I’ve been organizing my resources including books, CD’s, and videos.
I found a box of cassette tape programs. The one I’ve had the longest is a six-cassette tape set named Lead the Field by Earl Nightingale. I got it in about 1973 at age twenty-four. It was given to me by the president of the civil engineering firm where I worked named Parrott, Ely, and Hurt. I am grateful that Mr. Ely cared enough to pass that along to me. That type of gesture from a real leader to a young person can make all the difference.
Do you know who Earl Nightingale was? I recommend that you search for his name and check out the wealth of information online about him, including YouTube videos. This would be time well invested.
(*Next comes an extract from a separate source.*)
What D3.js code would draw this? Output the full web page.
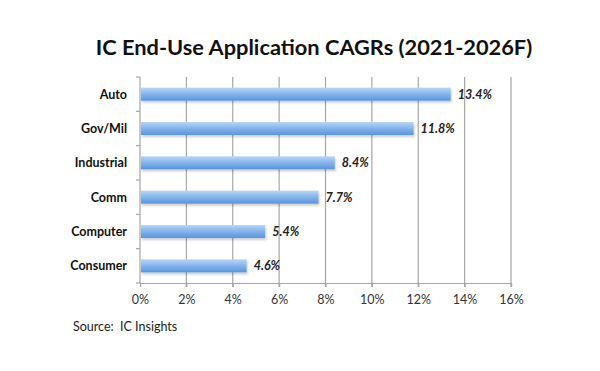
<!DOCTYPE html>
<html lang="en">
<head>
	<meta charset="utf-8">
	<title>IC End-Use Application CAGRs</title>
	<script src="https://d3js.org/d3.v7.min.js"></script>
	<style>
	body { margin: 0; background: #fff; }
	text { font-family: Lato, "Open Sans", sans-serif; }
	</style>
</head>
<body>
	<script>
	// chart data
	var categories = ["Auto", "Gov/Mil", "Industrial", "Comm", "Computer", "Consumer"];
	var cagrValues = [13.4, 11.8, 8.4, 7.7, 5.4, 4.6];
	var tickValues = [0, 2, 4, 6, 8, 10, 12, 14, 16];

	var w = 600;
	var h = 371;
	var margin = { top: 77, left: 140, right: 89, bottom: 88 };

	var svg = d3.select("body")
		.append("svg")
		.attr("width", w)
		.attr("height", h);

	// gradient for the bars
	var defs = svg.append("defs");
	var grad = defs.append("linearGradient")
		.attr("id", "barFill")
		.attr("x1", 0).attr("y1", 0)
		.attr("x2", 0).attr("y2", 1);
	grad.append("stop").attr("offset", "0%").attr("stop-color", "#b9d6f6");
	grad.append("stop").attr("offset", "45%").attr("stop-color", "#86b7ed");
	grad.append("stop").attr("offset", "100%").attr("stop-color", "#5a94dd");

	var filter = defs.append("filter").attr("id", "shadow")
		.attr("x", "-5%").attr("y", "-30%").attr("width", "110%").attr("height", "180%");
	filter.append("feDropShadow")
		.attr("dx", 1).attr("dy", 2).attr("stdDeviation", 1.2)
		.attr("flood-color", "#000").attr("flood-opacity", 0.2);

	var xScale = d3.scaleLinear()
		.domain([0, 16])
		.range([margin.left, w - margin.right]);

	var yScale = d3.scaleBand()
		.domain(categories)
		.range([margin.top, h - margin.bottom])
		.paddingInner(0.62)
		.paddingOuter(0.31);

	var plotBottom = h - margin.bottom;

	// vertical gridlines
	svg.selectAll("line.grid")
		.data(tickValues.slice(1))
		.enter()
		.append("line")
		.attr("class", "grid")
		.attr("x1", function(d) { return xScale(d); })
		.attr("x2", function(d) { return xScale(d); })
		.attr("y1", margin.top)
		.attr("y2", plotBottom + 4)
		.attr("stroke", "#a6a6a6")
		.attr("stroke-width", 1.2);

	// x axis
	var xAxis = svg.append("g")
		.attr("transform", "translate(0," + plotBottom + ")")
		.call(d3.axisBottom(xScale)
			.tickValues(tickValues)
			.tickSize(4)
			.tickPadding(8)
			.tickFormat(function(d) { return d + "%"; }));
	xAxis.select(".domain").attr("stroke", "#a6a6a6").attr("stroke-width", 1.2);
	xAxis.selectAll(".tick line").attr("stroke", "#a6a6a6").attr("stroke-width", 1.2);
	xAxis.selectAll("text")
		.attr("font-family", "Lato, 'Open Sans', sans-serif")
		.attr("font-size", 12.5)
		.attr("fill", "#333");

	// y axis line with ticks at band edges
	var bandEdges = categories.map(function(c) { return yScale(c) - yScale.step() * yScale.paddingInner() / 2; });
	bandEdges.push(plotBottom);
	svg.append("line")
		.attr("x1", margin.left).attr("x2", margin.left)
		.attr("y1", margin.top).attr("y2", plotBottom)
		.attr("stroke", "#a6a6a6")
		.attr("stroke-width", 1.2);
	svg.selectAll("line.ytick")
		.data(bandEdges)
		.enter()
		.append("line")
		.attr("class", "ytick")
		.attr("x1", margin.left - 4).attr("x2", margin.left)
		.attr("y1", function(d) { return d; })
		.attr("y2", function(d) { return d; })
		.attr("stroke", "#a6a6a6")
		.attr("stroke-width", 1.2);

	// category labels
	svg.selectAll("text.cat")
		.data(categories)
		.enter()
		.append("text")
		.attr("class", "cat")
		.attr("x", margin.left - 13)
		.attr("y", function(d) { return yScale(d) + yScale.bandwidth() / 2; })
		.attr("dy", "0.35em")
		.attr("text-anchor", "end")
		.attr("font-size", 12.5)
		.attr("font-weight", "bold")
		.attr("fill", "#111")
		.text(function(d) { return d; });

	// bars
	svg.selectAll("rect.bar")
		.data(cagrValues)
		.enter()
		.append("rect")
		.attr("class", "bar")
		.attr("x", xScale(0) + 1)
		.attr("y", function(d, i) { return yScale(categories[i]); })
		.attr("width", function(d) { return xScale(d) - xScale(0) - 1; })
		.attr("height", yScale.bandwidth())
		.attr("fill", "url(#barFill)")
		.attr("filter", "url(#shadow)");

	// value labels
	svg.selectAll("text.val")
		.data(cagrValues)
		.enter()
		.append("text")
		.attr("class", "val")
		.attr("x", function(d) { return xScale(d) + 7; })
		.attr("y", function(d, i) { return yScale(categories[i]) + yScale.bandwidth() / 2; })
		.attr("dy", "0.35em")
		.attr("font-size", 12.5)
		.attr("font-weight", "bold")
		.attr("font-style", "italic")
		.attr("fill", "#222")
		.text(function(d) { return d.toFixed(1) + "%"; });

	// title
	svg.append("text")
		.attr("x", 314)
		.attr("y", 55)
		.attr("text-anchor", "middle")
		.attr("font-size", 21.8)
		.attr("font-weight", "bold")
		.attr("fill", "#111")
		.text("IC End-Use Application CAGRs (2021-2026F)");

	// source note
	svg.append("text")
		.attr("x", 73)
		.attr("y", 331)
		.attr("font-size", 12.5)
		.attr("fill", "#222")
		.attr("xml:space", "preserve")
		.style("white-space", "pre")
		.text("Source:  IC Insights");
	</script>
</body>
</html>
I’d loan you my cassette tapes, but I’m concerned they might fall apart!
Earl Nightingale was a speaker and author on character development and motivation, living from 1921 to 1989.
In the early 70’s he had a five-minute radio show called Our Changing World. It came on in Lexington at 7:00 am, which was a time I was often in the car and able to listen.
When I had a sales team working for me in the early 80’s, I bought the Lead the Field program for each of guys. Mr. Ely had set a great example.
I wish I had consistently used one technique Nightingale taught. I did it for a while years ago, but I was not disciplined enough to keep it up.
He suggested that we take a blank sheet of paper, write the significant goal we presently have at the top, and write a list of ideas about how we can meet that goal. He said to do this for one hour a day, five days a week, every week. That would be 260 hours a year thinking about how to do what we want to do. The objective of the exercise is to write twenty possible activities that can fill the day helping us meet our goals. He said to write even the absurd ones.
Besides this brainstorming uncovering some ideas that we might not think about otherwise, it embeds our goal into our subconscious mind. And we begin to lead the field.
He said that instead of doing this, people often seek advice from people who are not qualified to give it and that we don’t read as much as we should.
An hour commitment is tough for me. I’m going to begin tomorrow, Monday morning, doing this for twenty minutes a day, five days a week, for at least February, and then maybe increase my time from there. I can do it!
A few well-known quotes from Mr. Nightingale are:
“Success is the progressive realization of a worthy goal.”
“You become what you think about.”
“People with goals succeed because they know where they are going.”
Google him now. You’ll be glad you did.